- [Goal]: Leave out every picture, then transcribe the rest of the listing exactly.

Entries with chart source code
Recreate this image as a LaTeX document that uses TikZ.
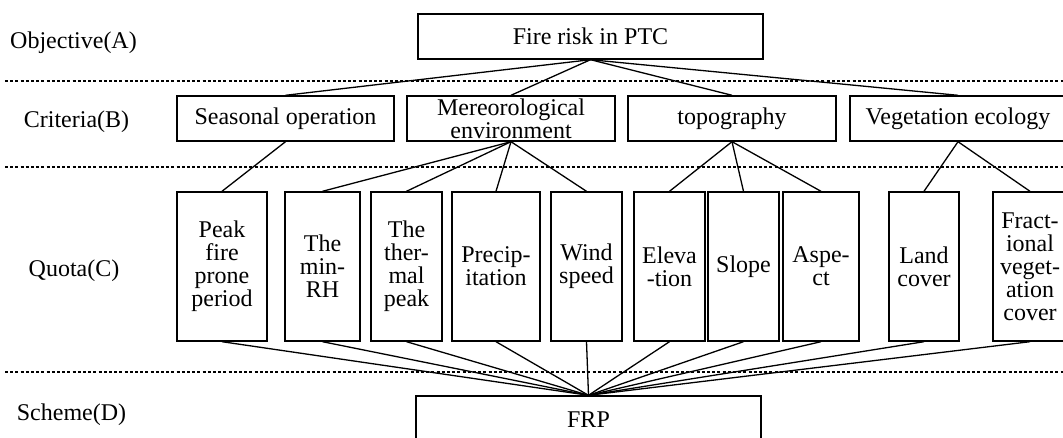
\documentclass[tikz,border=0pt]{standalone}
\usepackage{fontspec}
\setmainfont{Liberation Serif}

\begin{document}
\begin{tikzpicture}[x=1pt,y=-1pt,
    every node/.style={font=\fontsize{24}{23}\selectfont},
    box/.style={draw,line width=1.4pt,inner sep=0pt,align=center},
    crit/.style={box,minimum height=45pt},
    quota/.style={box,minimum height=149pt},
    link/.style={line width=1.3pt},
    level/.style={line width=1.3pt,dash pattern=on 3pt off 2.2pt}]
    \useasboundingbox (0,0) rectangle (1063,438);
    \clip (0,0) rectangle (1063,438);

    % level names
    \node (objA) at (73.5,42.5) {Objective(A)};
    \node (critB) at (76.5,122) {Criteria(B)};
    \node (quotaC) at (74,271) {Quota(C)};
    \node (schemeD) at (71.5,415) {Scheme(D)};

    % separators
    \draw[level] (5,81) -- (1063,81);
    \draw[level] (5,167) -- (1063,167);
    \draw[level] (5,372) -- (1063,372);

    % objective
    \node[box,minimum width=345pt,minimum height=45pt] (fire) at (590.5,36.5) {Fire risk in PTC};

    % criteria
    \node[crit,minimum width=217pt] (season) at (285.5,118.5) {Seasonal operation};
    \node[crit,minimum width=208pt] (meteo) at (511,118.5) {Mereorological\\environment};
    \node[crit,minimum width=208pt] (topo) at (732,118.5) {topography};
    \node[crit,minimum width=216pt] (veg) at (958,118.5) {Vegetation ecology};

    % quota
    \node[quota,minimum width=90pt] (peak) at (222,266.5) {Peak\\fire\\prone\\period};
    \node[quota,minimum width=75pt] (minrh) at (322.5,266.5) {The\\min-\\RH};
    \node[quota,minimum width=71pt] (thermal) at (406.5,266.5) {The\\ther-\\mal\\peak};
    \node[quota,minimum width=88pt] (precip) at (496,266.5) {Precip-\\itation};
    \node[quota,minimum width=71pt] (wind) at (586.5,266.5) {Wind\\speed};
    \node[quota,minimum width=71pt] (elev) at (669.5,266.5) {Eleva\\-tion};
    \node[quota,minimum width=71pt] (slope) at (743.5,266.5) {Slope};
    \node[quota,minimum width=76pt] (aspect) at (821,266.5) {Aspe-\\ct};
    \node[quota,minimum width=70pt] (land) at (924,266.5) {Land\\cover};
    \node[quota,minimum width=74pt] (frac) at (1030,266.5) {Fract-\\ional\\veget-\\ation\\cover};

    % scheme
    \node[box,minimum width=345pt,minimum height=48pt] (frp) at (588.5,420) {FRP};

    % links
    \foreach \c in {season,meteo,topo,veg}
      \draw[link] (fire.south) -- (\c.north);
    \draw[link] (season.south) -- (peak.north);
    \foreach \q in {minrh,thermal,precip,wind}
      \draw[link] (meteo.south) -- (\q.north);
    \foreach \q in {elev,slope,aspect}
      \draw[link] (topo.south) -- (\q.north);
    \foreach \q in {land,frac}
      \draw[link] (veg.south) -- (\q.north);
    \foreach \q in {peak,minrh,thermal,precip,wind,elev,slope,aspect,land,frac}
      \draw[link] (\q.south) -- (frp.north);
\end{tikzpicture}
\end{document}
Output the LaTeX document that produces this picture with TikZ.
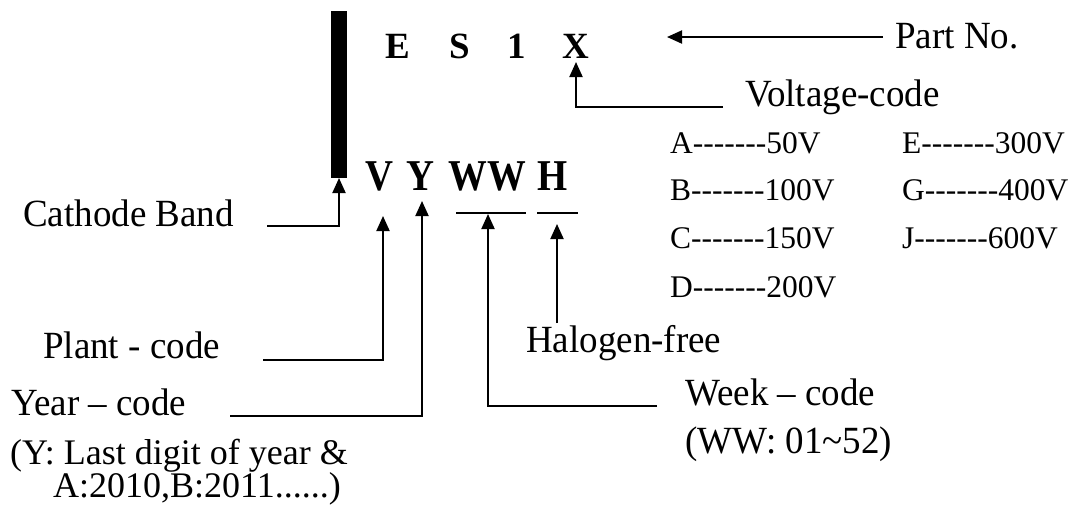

- [Task answer]:
Recreate this image as a LaTeX document that uses TikZ.
\documentclass[tikz,border=0pt]{standalone}
\usepackage{fontspec}
\setmainfont{Liberation Serif}

\begin{document}
\begin{tikzpicture}[x=1pt,y=-1pt,
    every node/.style={font=\fontsize{24}{23}\selectfont},
    box/.style={draw,line width=1.4pt,inner sep=0pt,align=center},
    crit/.style={box,minimum height=45pt},
    quota/.style={box,minimum height=149pt},
    link/.style={line width=1.3pt},
    level/.style={line width=1.3pt,dash pattern=on 3pt off 2.2pt}]
    \useasboundingbox (0,0) rectangle (1063,438);
    \clip (0,0) rectangle (1063,438);

    % level names
    \node (objA) at (73.5,42.5) {Objective(A)};
    \node (critB) at (76.5,122) {Criteria(B)};
    \node (quotaC) at (74,271) {Quota(C)};
    \node (schemeD) at (71.5,415) {Scheme(D)};

    % separators
    \draw[level] (5,81) -- (1063,81);
    \draw[level] (5,167) -- (1063,167);
    \draw[level] (5,372) -- (1063,372);

    % objective
    \node[box,minimum width=345pt,minimum height=45pt] (fire) at (590.5,36.5) {Fire risk in PTC};

    % criteria
    \node[crit,minimum width=217pt] (season) at (285.5,118.5) {Seasonal operation};
    \node[crit,minimum width=208pt] (meteo) at (511,118.5) {Mereorological\\environment};
    \node[crit,minimum width=208pt] (topo) at (732,118.5) {topography};
    \node[crit,minimum width=216pt] (veg) at (958,118.5) {Vegetation ecology};

    % quota
    \node[quota,minimum width=90pt] (peak) at (222,266.5) {Peak\\fire\\prone\\period};
    \node[quota,minimum width=75pt] (minrh) at (322.5,266.5) {The\\min-\\RH};
    \node[quota,minimum width=71pt] (thermal) at (406.5,266.5) {The\\ther-\\mal\\peak};
    \node[quota,minimum width=88pt] (precip) at (496,266.5) {Precip-\\itation};
    \node[quota,minimum width=71pt] (wind) at (586.5,266.5) {Wind\\speed};
    \node[quota,minimum width=71pt] (elev) at (669.5,266.5) {Eleva\\-tion};
    \node[quota,minimum width=71pt] (slope) at (743.5,266.5) {Slope};
    \node[quota,minimum width=76pt] (aspect) at (821,266.5) {Aspe-\\ct};
    \node[quota,minimum width=70pt] (land) at (924,266.5) {Land\\cover};
    \node[quota,minimum width=74pt] (frac) at (1030,266.5) {Fract-\\ional\\veget-\\ation\\cover};

    % scheme
    \node[box,minimum width=345pt,minimum height=48pt] (frp) at (588.5,420) {FRP};

    % links
    \foreach \c in {season,meteo,topo,veg}
      \draw[link] (fire.south) -- (\c.north);
    \draw[link] (season.south) -- (peak.north);
    \foreach \q in {minrh,thermal,precip,wind}
      \draw[link] (meteo.south) -- (\q.north);
    \foreach \q in {elev,slope,aspect}
      \draw[link] (topo.south) -- (\q.north);
    \foreach \q in {land,frac}
      \draw[link] (veg.south) -- (\q.north);
    \foreach \q in {peak,minrh,thermal,precip,wind,elev,slope,aspect,land,frac}
      \draw[link] (\q.south) -- (frp.north);
\end{tikzpicture}
\end{document}
Output the LaTeX document that produces this picture with TikZ.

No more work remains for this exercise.